Last week produced a fairly narrow range of trading. The first three days of the week saw low volatility, while Thursday and Friday saw activity pick up. Despite the end of the week jump in trading activity, only the Dow pushed above last week’s highs.
Comparative Strength & Weakness: Current Market
The chart for this post is a weekly chart of the S&Ps, Dow, and Nasdaq futures markets. In applying the Wyckoff Method, we pay attention to the comparative strength and weakness of related markets.
Here, you can see that the Dow managed only a slight new high last week. After six straight days of trading, the S&Ps made no net progress (see daily chart, not shown). It’s the same for the Nasdaq. This can mean that demand has tired, or, alternatively as there is a supply area to the left in both of these markets, it could mean that the markets are attempting to absorb that supply in anticipation of higher prices in the near future. At this stage, it is difficult to tell which is more likely to be occurring.

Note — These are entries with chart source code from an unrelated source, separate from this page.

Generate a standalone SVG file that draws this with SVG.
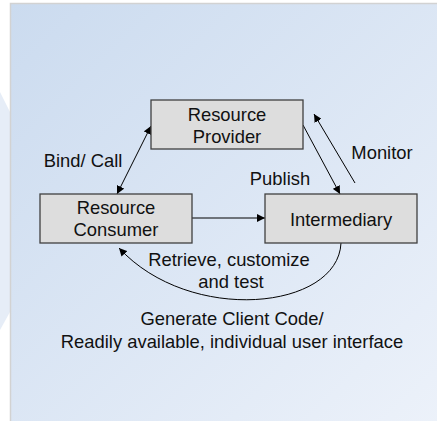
<svg xmlns="http://www.w3.org/2000/svg" width="437" height="421" viewBox="0 0 437 421">
<defs>
<linearGradient id="bg" x1="0" y1="0" x2="1" y2="1">
<stop offset="0" stop-color="#cbdbef"/>
<stop offset="1" stop-color="#edf2fa"/>
</linearGradient>
<marker id="ah" viewBox="0 0 10 10" refX="10" refY="5" markerWidth="8" markerHeight="8" markerUnits="userSpaceOnUse" orient="auto-start-reverse">
<path d="M0,0 L10,5 L0,10 z" fill="#000"/>
</marker>
<style>
.box{fill:#dddddd;stroke:#404040;stroke-width:1.3}
.t{font-family:"Liberation Sans",Arial,sans-serif;font-size:18.4px;fill:#111;text-anchor:middle}
.c{fill:none;stroke:#000;stroke-width:1}
</style>
</defs>
<rect x="0" y="0" width="437" height="421" fill="#ffffff"/>
<polygon points="0,92 10,112 10,312 0,330" fill="#e6edf7"/>
<rect x="10.5" y="3.5" width="440" height="430" fill="url(#bg)" stroke="#d2d2d2" stroke-width="1.5"/>
<g id="connectors">
<line class="c" x1="117" y1="194" x2="151" y2="126" marker-start="url(#ah)" marker-end="url(#ah)"/>
<line class="c" x1="303" y1="125" x2="340" y2="194" marker-end="url(#ah)"/>
<line class="c" x1="355" y1="183" x2="314" y2="114" marker-end="url(#ah)"/>
<line class="c" x1="192" y1="218" x2="265" y2="218" marker-end="url(#ah)"/>
<path class="c" d="M341,243 C338,310 190,325 119,248" marker-end="url(#ah)"/>
</g>
<g id="provider">
<rect class="box" x="151" y="100" width="152" height="49"/>
<text class="t" x="227" y="121">Resource</text>
<text class="t" x="227" y="143">Provider</text>
</g>
<g id="consumer">
<rect class="box" x="40" y="194" width="152" height="49"/>
<text class="t" x="116" y="214">Resource</text>
<text class="t" x="116" y="236">Consumer</text>
</g>
<g id="intermediary">
<rect class="box" x="265" y="194" width="152" height="49"/>
<text class="t" x="341" y="226">Intermediary</text>
</g>
<g id="labels">
<text class="t" x="83" y="167">Bind/ Call</text>
<text class="t" x="280" y="185">Publish</text>
<text class="t" x="382" y="159">Monitor</text>
<text class="t" x="229" y="266">Retrieve, customize</text>
<text class="t" x="231" y="288">and test</text>
<text class="t" x="232" y="325">Generate Client Code/</text>
<text class="t" x="232" y="348">Readily available, individual user interface</text>
</g>
</svg>
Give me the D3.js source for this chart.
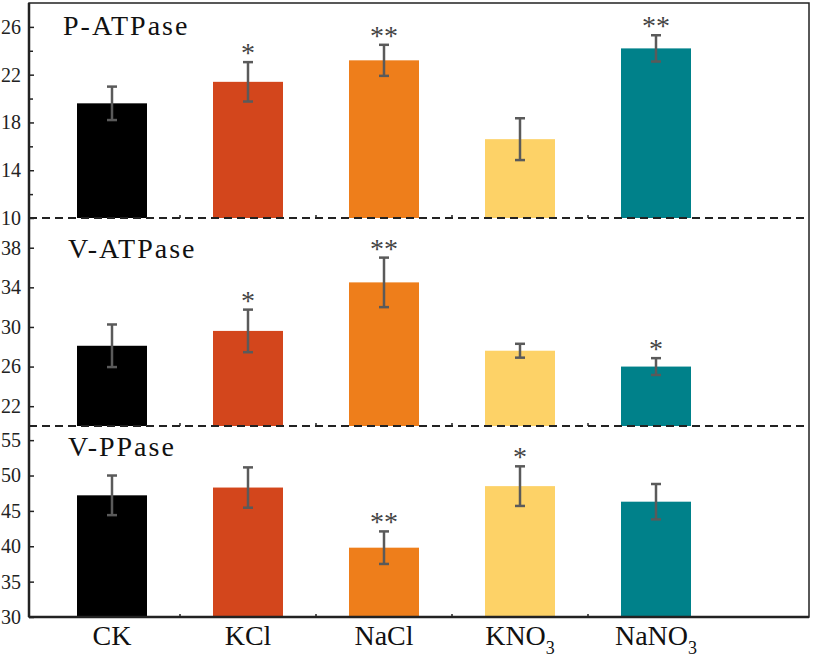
<!DOCTYPE html>
<html><head><meta charset="utf-8">
<script src="https://cdn.jsdelivr.net/npm/d3@7"></script>
<style>body{margin:0;background:#fff}svg{display:block}text{font-family:"Liberation Serif","Times New Roman",serif}</style>
</head><body><svg id="c" width="813" height="659"></svg>
<script>
const categories = ["CK", "KCl", "NaCl", "KNO3", "NaNO3"];
const colors = ["#000000", "#d3461c", "#ee7e1b", "#fdd267", "#00818a"];

const pTitle = "P-ATPase";
const pMean = [19.6, 21.4, 23.2, 16.6, 24.2];
const pErr  = [1.4, 1.65, 1.3, 1.75, 1.1];
const pSig  = ["", "*", "**", "", "**"];
const pTicks = [10, 14, 18, 22, 26];
const pMinor = [12, 16, 20, 24];

const vTitle = "V-ATPase";
const vMean = [28.1, 29.6, 34.5, 27.6, 26.0];
const vErr  = [2.15, 2.15, 2.5, 0.7, 0.85];
const vSig  = ["", "*", "**", "", "*"];
const vTicks = [22, 26, 30, 34, 38];

const ppTitle = "V-PPase";
const ppMean = [47.2, 48.3, 39.8, 48.5, 46.3];
const ppErr  = [2.8, 2.85, 2.3, 2.8, 2.5];
const ppSig  = ["", "", "**", "*", ""];
const ppTicks = [30, 35, 40, 45, 50, 55];

const svg = d3.select("#c");
const L = 29, R = 809, T = 3, B = 617;
const x = d3.scalePoint().domain(categories).range([112, 656]);
const barW = 70;

const panels = [
  {title: pTitle, mean: pMean, err: pErr, sig: pSig, ticks: pTicks, minor: pMinor,
   y: d3.scaleLinear().domain([10, 28]).range([218, T]), tx: 63, ty: 35, dashed: true},
  {title: vTitle, mean: vMean, err: vErr, sig: vSig, ticks: vTicks, minor: [],
   y: d3.scaleLinear().domain([20, 41]).range([426, 218]), tx: 68, ty: 258, dashed: true},
  {title: ppTitle, mean: ppMean, err: ppErr, sig: ppSig, ticks: ppTicks, minor: [],
   y: d3.scaleLinear().domain([30, 57]).range([B, 426]), tx: 68, ty: 456, dashed: false}
];

const mids = categories.slice(1).map((c, i) => (x(categories[i]) + x(c)) / 2);

panels.forEach(p => {
  const g = svg.append("g");
  const base = p.y.domain()[0];
  g.selectAll("rect").data(p.mean).join("rect")
    .attr("x", (d, i) => x(categories[i]) - barW / 2)
    .attr("width", barW)
    .attr("y", d => p.y(d))
    .attr("height", d => p.y(base) - p.y(d))
    .attr("fill", (d, i) => colors[i]);
  const eb = g.selectAll("g.eb").data(p.mean).join("g").attr("class", "eb")
    .attr("stroke", "#5a5a5a").attr("stroke-width", 2.5);
  eb.append("line")
    .attr("x1", (d, i) => x(categories[i])).attr("x2", (d, i) => x(categories[i]))
    .attr("y1", (d, i) => p.y(d - p.err[i])).attr("y2", (d, i) => p.y(d + p.err[i]));
  [1, -1].forEach(s => {
    eb.append("line")
      .attr("x1", (d, i) => x(categories[i]) - 5).attr("x2", (d, i) => x(categories[i]) + 5)
      .attr("y1", (d, i) => p.y(d + s * p.err[i])).attr("y2", (d, i) => p.y(d + s * p.err[i]));
  });
  g.selectAll("text.sig").data(p.mean).join("text").attr("class", "sig")
    .attr("x", (d, i) => x(categories[i]))
    .attr("y", (d, i) => p.y(d + p.err[i]))
    .attr("text-anchor", "middle").attr("font-size", 28).attr("fill", "#444")
    .text((d, i) => p.sig[i]);
  const ax = g.append("g").attr("transform", `translate(${L},0)`)
    .call(d3.axisLeft(p.y).tickValues(p.ticks).tickSize(-5).tickPadding(8).tickFormat(d3.format("d")));
  ax.select(".domain").remove();
  ax.selectAll("text").attr("font-size", 20).attr("fill", "#222")
    .attr("font-family", "Liberation Serif");
  ax.selectAll("line").attr("stroke", "#222").attr("stroke-width", 1.5);
  if (p.minor.length) {
    const mx = g.append("g").attr("transform", `translate(${L},0)`)
      .call(d3.axisLeft(p.y).tickValues(p.minor).tickSize(-4).tickFormat(""));
    mx.select(".domain").remove();
    mx.selectAll("line").attr("stroke", "#222").attr("stroke-width", 1.5);
  }
  g.selectAll("line.xm").data(mids).join("line").attr("class", "xm")
    .attr("x1", d => d).attr("x2", d => d)
    .attr("y1", p.y(base)).attr("y2", p.y(base) - 3)
    .attr("stroke", "#222").attr("stroke-width", 1.5);
  if (p.dashed) {
    g.append("line").attr("x1", L).attr("x2", R)
      .attr("y1", p.y(base)).attr("y2", p.y(base))
      .attr("stroke", "#222").attr("stroke-width", 2).attr("stroke-dasharray", "8,5");
  }
  g.append("text").attr("x", p.tx).attr("y", p.ty).attr("font-size", 28)
    .attr("letter-spacing", 2).attr("fill", "#111")
    .text(p.title);
});

svg.append("rect").attr("x", L).attr("y", T).attr("width", R - L).attr("height", B - T)
  .attr("fill", "none").attr("stroke", "#222").attr("stroke-width", 1.5);
svg.append("line").attr("x1", L).attr("x2", L).attr("y1", T).attr("y2", B)
  .attr("stroke", "#222").attr("stroke-width", 2.5);
svg.append("line").attr("x1", L).attr("x2", R).attr("y1", B).attr("y2", B)
  .attr("stroke", "#222").attr("stroke-width", 2.5);

const xl = svg.selectAll("text.xl").data(categories).join("text").attr("class", "xl")
  .attr("x", d => x(d)).attr("y", 645).attr("text-anchor", "middle")
  .attr("font-size", 28).attr("fill", "#111");
xl.each(function(d) {
  const t = d3.select(this);
  const m = d.match(/^(.*?)(\d+)$/);
  if (m) {
    t.append("tspan").text(m[1]);
    t.append("tspan").attr("font-size", 18).attr("dy", 9).text(m[2]);
  } else t.text(d);
});
</script></body></html>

One clue may be found in the comparative strength or weakness among the three markets. Compared to the Dow, both the ES and especially the NQ closed the week some distance away from recent highs. You can also see that the Naz had been stronger going into the end of October, but has since become weaker.
A Recent Example
We had a similar situation as this develop last July (highlighted by the blue horizontal lines). In that case, it was the Dow that was lagging and the Naz that was attempting to pull the markets higher. The disconnect led to a rather dramatic sell-off.
Circumstances today are unquestionably different than they were in July. For one thing, there seems to be more anxiety about Europe lately. For another, even though the Nasdaq was reaching for higher prices last July, it was also displaying clear shortening of the thrust after a lengthy up move. Also, the seasonal bias in July was the opposite of what it is approaching the holidays. Nevertheless, it is worth being aware of the present chart situation.
How to Apply this Information
Keep an eye on the Naz. If we continue to rally and approach the 1283.50 high (basis ESH12) this week and the Naz continues to substantially lag, it can mean difficulty for the S&Ps at that level. On the other hand, if the Naz “catches up” and becomes more in sync with the Dow, then a push to and possibly through 1283.50 is more likely.
If the current rally fails and we stall or upthrust the most recent 1266 high or fall below last week’s lows, it will be the Naz that leads us down.
Volatility & the FOMC
Keep in mind that we have the FOMC meeting announcement on Tuesday afternoon. Given the narrowness of last week’s range, we would be anticipating an increase in volatility this week and the Fed announcement may be the trigger.